Music and the making of best-sellers

Music and the making of best-sellers

RIP

norman lebrecht

October 15, 2023

Steve Rubin, who died on Friday aged 81, will be obituarised as the publisher who discovered John Grisham, plucked the Da Vince Code from the reject pile and opened the floodgates on chaos in the Trump White House with ‘Fire and Fury’. He was also the careful, loyal and highly sensitive US publisher of Hilary Mantel and Sebastian Faulks.
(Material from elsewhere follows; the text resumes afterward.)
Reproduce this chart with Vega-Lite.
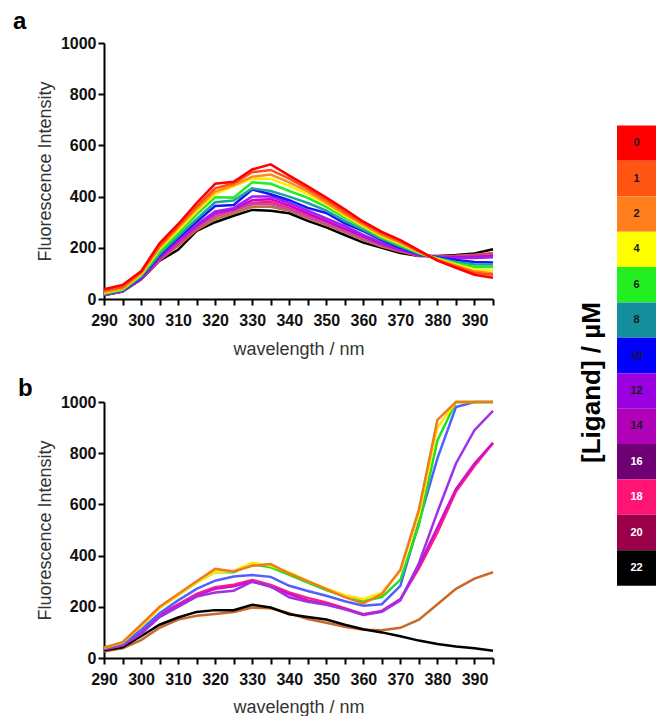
{
  "$schema": "https://vega.github.io/schema/vega-lite/v6.json",
  "background": "white",
  "padding": {"left": 13, "top": 10, "right": 8, "bottom": 0},
  "config": {
    "view": {"stroke": null},
    "font": "Liberation Sans",
    "axis": {
      "grid": false,
      "domainColor": "black",
      "domainWidth": 2,
      "tickColor": "black",
      "tickWidth": 2,
      "tickSize": 6,
      "labelFont": "Liberation Sans",
      "labelFontWeight": "bold",
      "labelFontSize": 16,
      "labelColor": "#111",
      "labelPadding": 2,
      "labelFlush": false,
      "labelOverlap": false,
      "titleFont": "Liberation Sans",
      "titleFontWeight": "normal",
      "titleFontSize": 18,
      "titleColor": "#333"
    }
  },
  "datasets": {
    "a": [
      {"w":290,"c0":38,"c1":32,"c2":28,"c4":25,"c6":20,"c8":20,"c10":20,"c12":18,"c14":18,"c16":18,"c18":18,"c20":17,"c22":15},
      {"w":295,"c0":55,"c1":47,"c2":42,"c4":40,"c6":36,"c8":34,"c10":33,"c12":31,"c14":30,"c16":30,"c18":30,"c20":30,"c22":29},
      {"w":300,"c0":108,"c1":104,"c2":100,"c4":95,"c6":92,"c8":88,"c10":85,"c12":82,"c14":80,"c16":79,"c18":79,"c20":77,"c22":76},
      {"w":305,"c0":218,"c1":208,"c2":202,"c4":195,"c6":185,"c8":175,"c10":170,"c12":165,"c14":160,"c16":156,"c18":156,"c20":152,"c22":150},
      {"w":310,"c0":292,"c1":285,"c2":278,"c4":268,"c6":255,"c8":245,"c10":238,"c12":230,"c14":225,"c16":220,"c18":216,"c20":208,"c22":192},
      {"w":315,"c0":375,"c1":362,"c2":352,"c4":342,"c6":330,"c8":312,"c10":302,"c12":290,"c14":285,"c16":280,"c18":276,"c20":270,"c22":266},
      {"w":320,"c0":450,"c1":432,"c2":420,"c4":410,"c6":397,"c8":378,"c10":363,"c12":342,"c14":336,"c16":322,"c18":326,"c20":312,"c22":300},
      {"w":325,"c0":458,"c1":452,"c2":445,"c4":440,"c6":396,"c8":385,"c10":367,"c12":355,"c14":350,"c16":344,"c18":345,"c20":335,"c22":325},
      {"w":330,"c0":506,"c1":495,"c2":478,"c4":470,"c6":456,"c8":432,"c10":428,"c12":400,"c14":386,"c16":370,"c18":375,"c20":360,"c22":348},
      {"w":335,"c0":526,"c1":504,"c2":486,"c4":470,"c6":450,"c8":422,"c10":409,"c12":400,"c14":390,"c16":370,"c18":380,"c20":360,"c22":345},
      {"w":340,"c0":482,"c1":470,"c2":456,"c4":442,"c6":422,"c8":400,"c10":386,"c12":375,"c14":365,"c16":350,"c18":355,"c20":345,"c22":335},
      {"w":345,"c0":440,"c1":430,"c2":420,"c4":410,"c6":395,"c8":375,"c10":356,"c12":345,"c14":335,"c16":320,"c18":325,"c20":315,"c22":305},
      {"w":350,"c0":396,"c1":386,"c2":376,"c4":370,"c6":360,"c8":345,"c10":336,"c12":315,"c14":305,"c16":295,"c18":300,"c20":290,"c22":280},
      {"w":355,"c0":350,"c1":340,"c2":331,"c4":325,"c6":318,"c8":305,"c10":295,"c12":285,"c14":275,"c16":265,"c18":268,"c20":260,"c22":250},
      {"w":360,"c0":302,"c1":296,"c2":290,"c4":285,"c6":280,"c8":270,"c10":265,"c12":250,"c14":245,"c16":235,"c18":240,"c20":230,"c22":220},
      {"w":365,"c0":262,"c1":256,"c2":250,"c4":245,"c6":240,"c8":235,"c10":230,"c12":220,"c14":215,"c16":210,"c18":212,"c20":205,"c22":200},
      {"w":370,"c0":230,"c1":225,"c2":220,"c4":215,"c6":210,"c8":205,"c10":200,"c12":195,"c14":192,"c16":190,"c18":188,"c20":185,"c22":180},
      {"w":375,"c0":190,"c1":187,"c2":184,"c4":182,"c6":180,"c8":177,"c10":175,"c12":172,"c14":171,"c16":170,"c18":170,"c20":169,"c22":168},
      {"w":380,"c0":150,"c1":152,"c2":154,"c4":156,"c6":158,"c8":160,"c10":162,"c12":164,"c14":165,"c16":166,"c18":166,"c20":167,"c22":168},
      {"w":385,"c0":122,"c1":126,"c2":130,"c4":135,"c6":140,"c8":145,"c10":152,"c12":160,"c14":163,"c16":165,"c18":167,"c20":169,"c22":172},
      {"w":390,"c0":95,"c1":102,"c2":108,"c4":115,"c6":125,"c8":135,"c10":145,"c12":160,"c14":165,"c16":168,"c18":170,"c20":173,"c22":178},
      {"w":395,"c0":83,"c1":95,"c2":100,"c4":110,"c6":125,"c8":135,"c10":143,"c12":163,"c14":168,"c16":172,"c18":175,"c20":180,"c22":194}
    ],
    "b": [
      {"w":290,"or":40,"ye":40,"gr":38,"bl":38,"pu":35,"ma":35,"pi":35,"br":25,"bk":30},
      {"w":295,"or":62,"ye":60,"gr":60,"bl":55,"pu":50,"ma":50,"pi":50,"br":38,"bk":42},
      {"w":300,"or":130,"ye":125,"gr":125,"bl":110,"pu":95,"ma":95,"pi":98,"br":70,"bk":85},
      {"w":305,"or":200,"ye":195,"gr":195,"bl":175,"pu":160,"ma":165,"pi":170,"br":118,"bk":130},
      {"w":310,"or":250,"ye":245,"gr":245,"bl":225,"pu":200,"ma":205,"pi":210,"br":150,"bk":158},
      {"w":315,"or":300,"ye":295,"gr":295,"bl":270,"pu":240,"ma":245,"pi":250,"br":165,"bk":180},
      {"w":320,"or":348,"ye":335,"gr":335,"bl":302,"pu":256,"ma":270,"pi":276,"br":172,"bk":187},
      {"w":325,"or":338,"ye":340,"gr":335,"bl":318,"pu":263,"ma":280,"pi":286,"br":180,"bk":187},
      {"w":330,"or":360,"ye":372,"gr":367,"bl":324,"pu":298,"ma":299,"pi":305,"br":197,"bk":208},
      {"w":335,"or":367,"ye":360,"gr":354,"bl":317,"pu":280,"ma":278,"pi":285,"br":194,"bk":197},
      {"w":340,"or":330,"ye":335,"gr":325,"bl":282,"pu":237,"ma":250,"pi":256,"br":175,"bk":171},
      {"w":345,"or":300,"ye":300,"gr":295,"bl":262,"pu":220,"ma":225,"pi":235,"br":152,"bk":160},
      {"w":350,"or":269,"ye":272,"gr":265,"bl":243,"pu":208,"ma":210,"pi":217,"br":138,"bk":150},
      {"w":355,"or":238,"ye":245,"gr":240,"bl":222,"pu":190,"ma":192,"pi":195,"br":122,"bk":130},
      {"w":360,"or":213,"ye":230,"gr":222,"bl":204,"pu":168,"ma":170,"pi":171,"br":110,"bk":112},
      {"w":365,"or":250,"ye":255,"gr":238,"bl":210,"pu":180,"ma":182,"pi":184,"br":108,"bk":100},
      {"w":370,"or":345,"ye":341,"gr":305,"bl":282,"pu":225,"ma":228,"pi":230,"br":118,"bk":85},
      {"w":375,"or":580,"ye":560,"gr":520,"bl":530,"pu":370,"ma":360,"pi":350,"br":150,"bk":68},
      {"w":380,"or":930,"ye":900,"gr":850,"bl":780,"pu":570,"ma":510,"pi":490,"br":210,"bk":55},
      {"w":385,"or":1000,"ye":1000,"gr":1000,"bl":980,"pu":760,"ma":660,"pi":650,"br":270,"bk":45},
      {"w":390,"or":1000,"ye":1000,"gr":1000,"bl":1000,"pu":890,"ma":760,"pi":750,"br":310,"bk":38},
      {"w":395,"or":1000,"ye":1000,"gr":1000,"bl":1000,"pu":965,"ma":840,"pi":840,"br":335,"bk":28}
    ],
    "legend": [
      {"c":"0"},{"c":"1"},{"c":"2"},{"c":"4"},{"c":"6"},{"c":"8"},{"c":"10"},
      {"c":"12"},{"c":"14"},{"c":"16"},{"c":"18"},{"c":"20"},{"c":"22"}
    ]
  },
  "resolve": {"scale": {"color": "independent"}},
  "spacing": 80,
  "center": true,
  "hconcat": [
    {
      "spacing": 19,
      "resolve": {"scale": {"color": "independent"}},
      "vconcat": [
        {
          "width": 389,
          "height": 256,
          "title": {"text": "a", "anchor": "start", "frame": "group", "dx": -91, "offset": 1, "fontSize": 24, "fontWeight": "bold", "font": "Liberation Sans", "color": "black"},
          "data": {"name": "a"},
          "transform": [{"fold": ["c22","c20","c18","c16","c14","c12","c10","c8","c6","c4","c2","c1","c0"], "as": ["s","v"]}],
          "mark": {"type": "line", "strokeWidth": 2.5},
          "encoding": {
            "x": {"field": "w", "type": "quantitative", "scale": {"domain": [290, 395], "nice": false, "zero": false},
                  "axis": {"values": [290,295,300,305,310,315,320,325,330,335,340,345,350,355,360,365,370,375,380,385,390,395],
                           "labelExpr": "datum.value % 10 === 0 ? datum.label : ''", "labelPadding": 7, "title": "wavelength / nm", "titlePadding": 12}},
            "y": {"field": "v", "type": "quantitative", "scale": {"domain": [0, 1000]},
                  "axis": {"values": [0,200,400,600,800,1000], "format": "d", "title": "Fluorescence Intensity", "titlePadding": 6}},
            "color": {"field": "s", "type": "nominal", "legend": null,
                      "scale": {"domain": ["c0","c1","c2","c4","c6","c8","c10","c12","c14","c16","c18","c20","c22"],
                                "range": ["#ff0000","#ff4d1a","#ff8a20","#ffee00","#22ee22","#20a0a0","#1414ff","#a020f0","#d000d0","#c050a0","#ff1a80","#c07040","#000000"]}}
          }
        },
        {
          "width": 389,
          "height": 256,
          "title": {"text": "b", "anchor": "start", "frame": "group", "dx": -86, "offset": -7, "fontSize": 24, "fontWeight": "bold", "font": "Liberation Sans", "color": "black"},
          "data": {"name": "b"},
          "transform": [{"fold": ["br","bk","pi","ma","pu","bl","gr","ye","or"], "as": ["s","v"]}],
          "mark": {"type": "line", "strokeWidth": 2.5},
          "encoding": {
            "x": {"field": "w", "type": "quantitative", "scale": {"domain": [290, 395], "nice": false, "zero": false},
                  "axis": {"values": [290,295,300,305,310,315,320,325,330,335,340,345,350,355,360,365,370,375,380,385,390,395],
                           "labelExpr": "datum.value % 10 === 0 ? datum.label : ''", "labelPadding": 7, "title": "wavelength / nm", "titlePadding": 11}},
            "y": {"field": "v", "type": "quantitative", "scale": {"domain": [0, 1000]},
                  "axis": {"values": [0,200,400,600,800,1000], "format": "d", "title": "Fluorescence Intensity", "titlePadding": 6}},
            "color": {"field": "s", "type": "nominal", "legend": null,
                      "scale": {"domain": ["or","ye","gr","bl","pu","ma","pi","br","bk"],
                                "range": ["#f07a1e","#ffe800","#20e020","#5060ff","#a030e8","#d010d0","#ff2080","#c8692a","#000000"]}}
          }
        }
      ]
    },
    {
      "width": 39,
      "height": 531,
      "data": {"name": "legend"},
      "encoding": {
        "y": {"field": "c", "type": "ordinal", "sort": null,
              "scale": {"paddingInner": 0, "paddingOuter": 1, "align": 0.162},
              "axis": {"labels": false, "ticks": false, "domain": false, "title": "[Ligand] / µM", "titleY": 268,
                       "titleFontSize": 26, "titleFontWeight": "bold", "titleColor": "black", "titlePadding": 13}}
      },
      "layer": [
        {
          "mark": {"type": "rect"},
          "encoding": {
            "color": {"field": "c", "type": "ordinal", "sort": null, "legend": null,
                      "scale": {"domain": ["0","1","2","4","6","8","10","12","14","16","18","20","22"],
                                "range": ["#ff0000","#ff5512","#ff7f1e","#ffff00","#22ee22","#158f9e","#0000ff","#9a00e0","#b000b8","#6e0074","#ff1475","#9a004a","#000000"]}}
          }
        },
        {
          "mark": {"type": "text", "fontSize": 11, "fontWeight": "bold", "font": "Liberation Sans"},
          "encoding": {
            "text": {"field": "c"},
            "color": {"condition": {"test": "indexof(['16','18','20','22'], datum.c) >= 0", "value": "white"}, "value": "#1a1a1a"}
          }
        }
      ]
    }
  ]
}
When Steve and I met for lunch, which was very frequently over 30 years, we talked mostly music. He had the most capacious memory for voice quality and the precise vocabulary to describe it. He had heard all the greats of 70 years and was disinclined to accept second-best. In the past five years he seldom went to the Met. When he did, I sometimes persuaded him to comment, for instance here.

Steve was funny, scabrous, ferociously intelligent and an absolutely devoted friend. We argued loudly over all those years and never once came close to falling out. If one of us was in trouble or sorrow, the other responded instantly. I can’t begin to describe the fun we had, the gossip we shared, the simple pleasures of true friendship.  Another time, perhaps, in another place.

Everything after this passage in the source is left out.